Urinary Kallikrein and Hypertension: A Prospective Study
|Cardiovascular Diseases Heart Diseases Hypertension|
|Study Start Date:||July 1990|
|Estimated Study Completion Date:||June 1993|
Statistical evidence had been found for a dominant major gene segregating in large pedigrees for high urinary kallikrein levels protecting against hypertension which explained 51 percent of the variance of total urinary kallikrein (TUK). In normotensive adult and pediatric pedigree members, low urinary kallikrein activity was associated with a positive family history of hypertension, stroke, and/or coronary disease.

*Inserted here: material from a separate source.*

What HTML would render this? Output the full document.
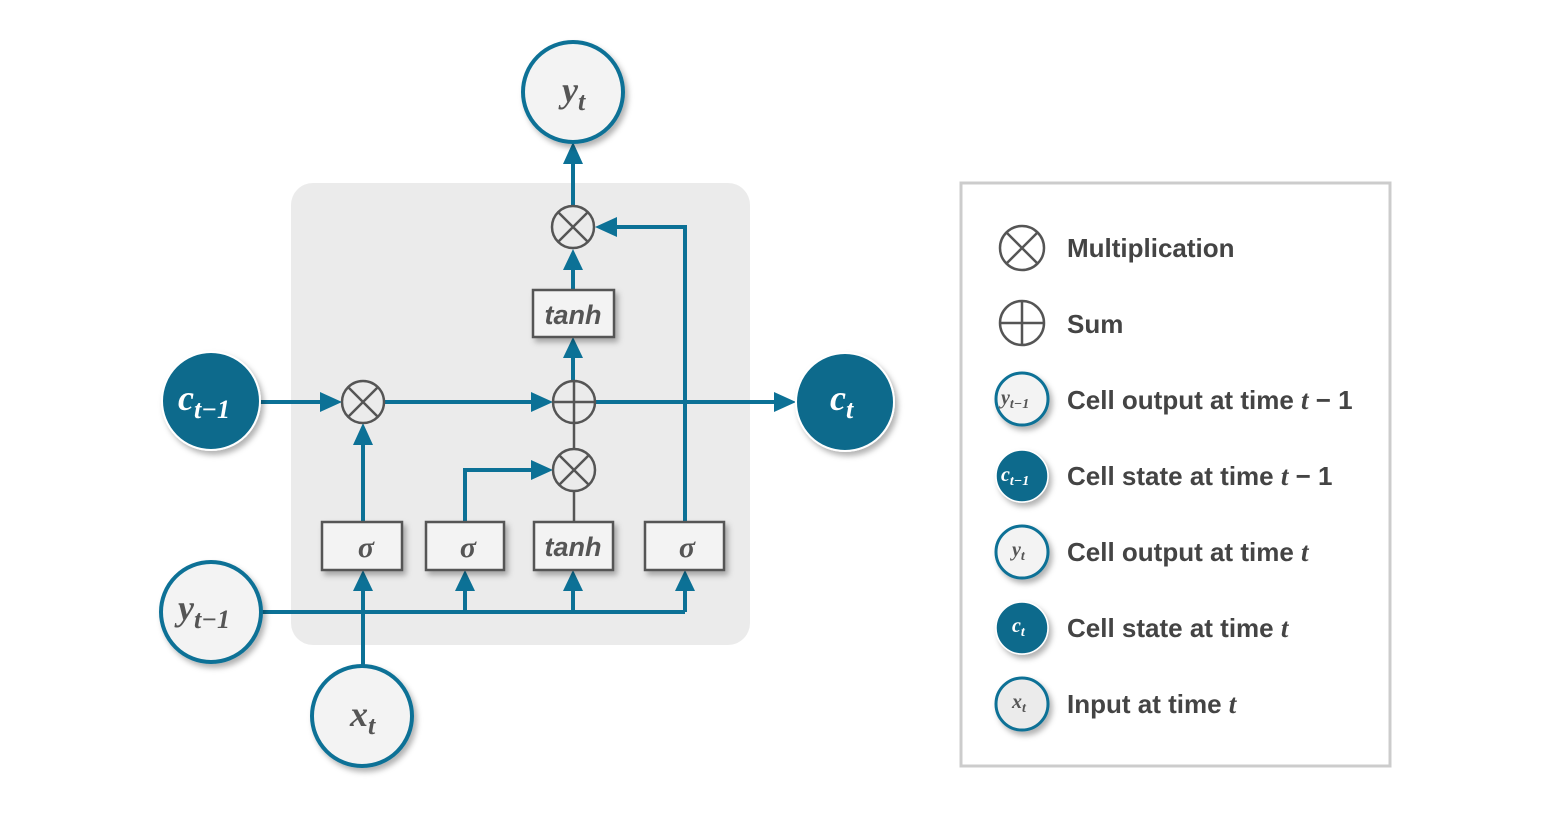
<!DOCTYPE html>
<html><head><meta charset="utf-8"><style>
html,body{margin:0;padding:0;background:#fff;}
svg{display:block;}
.t{font-family:"Liberation Serif",serif;font-style:italic;font-weight:bold;}
.s{font-family:"Liberation Sans",sans-serif;font-weight:bold;fill:#444;font-size:26px;}
</style></head><body>
<svg width="1542" height="814" viewBox="0 0 1542 814" xmlns="http://www.w3.org/2000/svg">
<defs>
<filter id="sh" x="-30%" y="-30%" width="160%" height="160%"><feDropShadow dx="3" dy="4" stdDeviation="3" flood-color="#000" flood-opacity="0.3"/></filter>
</defs>
<rect x="291" y="183" width="459" height="462" rx="22" fill="#ebebeb"/>
<g stroke="#0c7196" stroke-width="4" fill="none">
<line x1="573" y1="205" x2="573" y2="158"/>
<line x1="573" y1="290" x2="573" y2="262"/>
<line x1="573" y1="381" x2="573" y2="350"/>
<polyline points="685,522 685,227 610,227"/>
<line x1="260" y1="402" x2="327" y2="402"/>
<line x1="384" y1="402" x2="538" y2="402"/>
<line x1="595" y1="402" x2="781" y2="402"/>
<line x1="363" y1="522" x2="363" y2="438"/>
<polyline points="465,522 465,470 538,470"/>
<line x1="261" y1="612" x2="685" y2="612"/>
<line x1="363" y1="666" x2="363" y2="585"/>
<line x1="465" y1="612" x2="465" y2="585"/>
<line x1="573" y1="612" x2="573" y2="585"/>
<line x1="685" y1="612" x2="685" y2="585"/>
</g>
<g fill="#0c7196">
<polygon points="573,142 563,164 583,164"/>
<polygon points="573,249 563,270 583,270"/>
<polygon points="573,337 563,358 583,358"/>
<polygon points="595,227 617,217 617,237"/>
<polygon points="342,402 320,392 320,412"/>
<polygon points="553,402 531,392 531,412"/>
<polygon points="796,402 774,392 774,412"/>
<polygon points="363,423 353,445 373,445"/>
<polygon points="553,470 531,460 531,480"/>
<polygon points="363,570 353,591 373,591"/>
<polygon points="465,570 455,591 475,591"/>
<polygon points="573,570 563,591 583,591"/>
<polygon points="685,570 675,591 695,591"/>
</g>
<g stroke="#555" stroke-width="2.5">
<line x1="574" y1="522" x2="574" y2="491"/>
<line x1="574" y1="449" x2="574" y2="423"/>
</g>
<g fill="#f3f3f3" stroke="#555" stroke-width="2.5" filter="url(#sh)">
<rect x="533" y="290" width="81" height="47"/>
<rect x="322" y="522" width="80" height="48"/>
<rect x="426" y="522" width="78" height="48"/>
<rect x="534" y="522" width="79" height="48"/>
<rect x="645" y="522" width="79" height="48"/>
</g>
<g font-family="Liberation Sans,sans-serif" font-style="italic" font-weight="bold" fill="#555" font-size="27" text-anchor="middle">
<text x="573" y="324">tanh</text>
<text x="573" y="556">tanh</text>
</g>
<g class="t" fill="#555" font-size="30" text-anchor="middle">
<text x="366" y="557">σ</text><text x="468" y="557">σ</text><text x="687" y="557">σ</text>
</g>
<g fill="none" stroke="#555" stroke-width="2.5">
<circle cx="573" cy="227" r="21"/><path d="M558,212L588,242M588,212L558,242"/>
<circle cx="363" cy="402" r="21"/><path d="M348,387L378,417M378,387L348,417"/>
<circle cx="574" cy="402" r="21"/><path d="M553,402H595M574,381V423"/>
<circle cx="574" cy="470" r="21"/><path d="M559,455L589,485M589,455L559,485"/>
</g>
<g stroke="#0c7196" stroke-width="4" filter="url(#sh)">
<circle cx="573" cy="92" r="50" fill="#f3f3f3"/>
<circle cx="211" cy="612" r="50" fill="#f3f3f3"/>
<circle cx="362" cy="716" r="50" fill="#f3f3f3"/>
<circle cx="211" cy="401" r="49" fill="#0b6a8c" stroke="#fff" stroke-width="2"/>
<circle cx="845" cy="402" r="49" fill="#0b6a8c" stroke="#fff" stroke-width="2"/>
</g>
<g class="t" font-size="36" fill="#555">
<text x="562" y="102">y<tspan font-size="26" dy="8">t</tspan></text>
<text x="178" y="620">y<tspan font-size="26" dy="8">t−1</tspan></text>
<text x="350" y="726">x<tspan font-size="26" dy="8">t</tspan></text>
</g>
<g class="t" font-size="36" fill="#fff">
<text x="178" y="410">c<tspan font-size="26" dy="8">t−1</tspan></text>
<text x="830" y="410">c<tspan font-size="26" dy="8">t</tspan></text>
</g>
<rect x="961" y="183" width="429" height="583" fill="#fff" stroke="#ccc" stroke-width="3"/>
<g fill="none" stroke="#555" stroke-width="2.5">
<circle cx="1022" cy="248" r="22"/><path d="M1006,232L1038,264M1038,232L1006,264"/>
<circle cx="1022" cy="323" r="22"/><path d="M1000,323H1044M1022,301V345"/>
</g>
<g stroke="#0c7196" stroke-width="3" filter="url(#sh)">
<circle cx="1022" cy="399" r="26" fill="#f3f3f3"/>
<circle cx="1022" cy="476" r="26" fill="#0b6a8c" stroke="#fff" stroke-width="1.5"/>
<circle cx="1022" cy="552" r="26" fill="#f3f3f3"/>
<circle cx="1022" cy="628" r="26" fill="#0b6a8c" stroke="#fff" stroke-width="1.5"/>
<circle cx="1022" cy="704" r="26" fill="#ebebeb"/>
</g>
<g class="t" font-size="20" fill="#555">
<text x="1001" y="404">y<tspan font-size="14" dy="4">t−1</tspan></text>
<text x="1012" y="556">y<tspan font-size="14" dy="4">t</tspan></text>
<text x="1012" y="708">x<tspan font-size="14" dy="4">t</tspan></text>
</g>
<g class="t" font-size="20" fill="#fff">
<text x="1001" y="481">c<tspan font-size="14" dy="4">t−1</tspan></text>
<text x="1012" y="632">c<tspan font-size="14" dy="4">t</tspan></text>
</g>
<text class="s" x="1067" y="257">Multiplication</text>
<text class="s" x="1067" y="333">Sum</text>
<text class="s" x="1067" y="409">Cell output at time <tspan class="t" font-size="27">t</tspan> − 1</text>
<text class="s" x="1067" y="485">Cell state at time <tspan class="t" font-size="27">t</tspan> − 1</text>
<text class="s" x="1067" y="561">Cell output at time <tspan class="t" font-size="27">t</tspan></text>
<text class="s" x="1067" y="637">Cell state at time <tspan class="t" font-size="27">t</tspan></text>
<text class="s" x="1067" y="713">Input at time <tspan class="t" font-size="27">t</tspan></text>
</svg>
</body></html>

The presence of a previously reported dominant major gene inferred from segregation analysis of total urinary kallikrein activity (TUK) in selected pedigrees was verified on already collected frozen urine specimens. Subjects were rescreened to obtain measured nine year follow-up blood pressure data. Individuals were classified by assigned baseline TUK genotype and tested to determine whether low TUK was prospectively associated with new hypertension onset or elevated blood pressures. Because a major gene effect was implicated, available probes for the structural kallikrein gene or other related products regulating kallikrein were tested for genetic linkage to TUK levels. Correlations with over 600 variables measured at baseline in pedigrees and twins were tested to analyze the strong familiality of environment, refine the genetic analyses to better assign genotypes, and detect gene-environment interactions. All baseline variables except kallikrein, aldosterone, and prostaglandin measurements on frozen urine and follow-up blood pressure had already been collected.
TUK may be a marker for a renal, cellular or other physiological abnormality influencing both TUK expression and susceptibility to hypertension. Therefore, the relationship of TUK to urinary aldosterone, prostaglandin E excretion and already measured urinary electrolytes, plasma renin activity, and baseline and reactive blood pressures was determined. Genetic segregation analyses were performed of the urinary variables and other variables closely associated with TUK.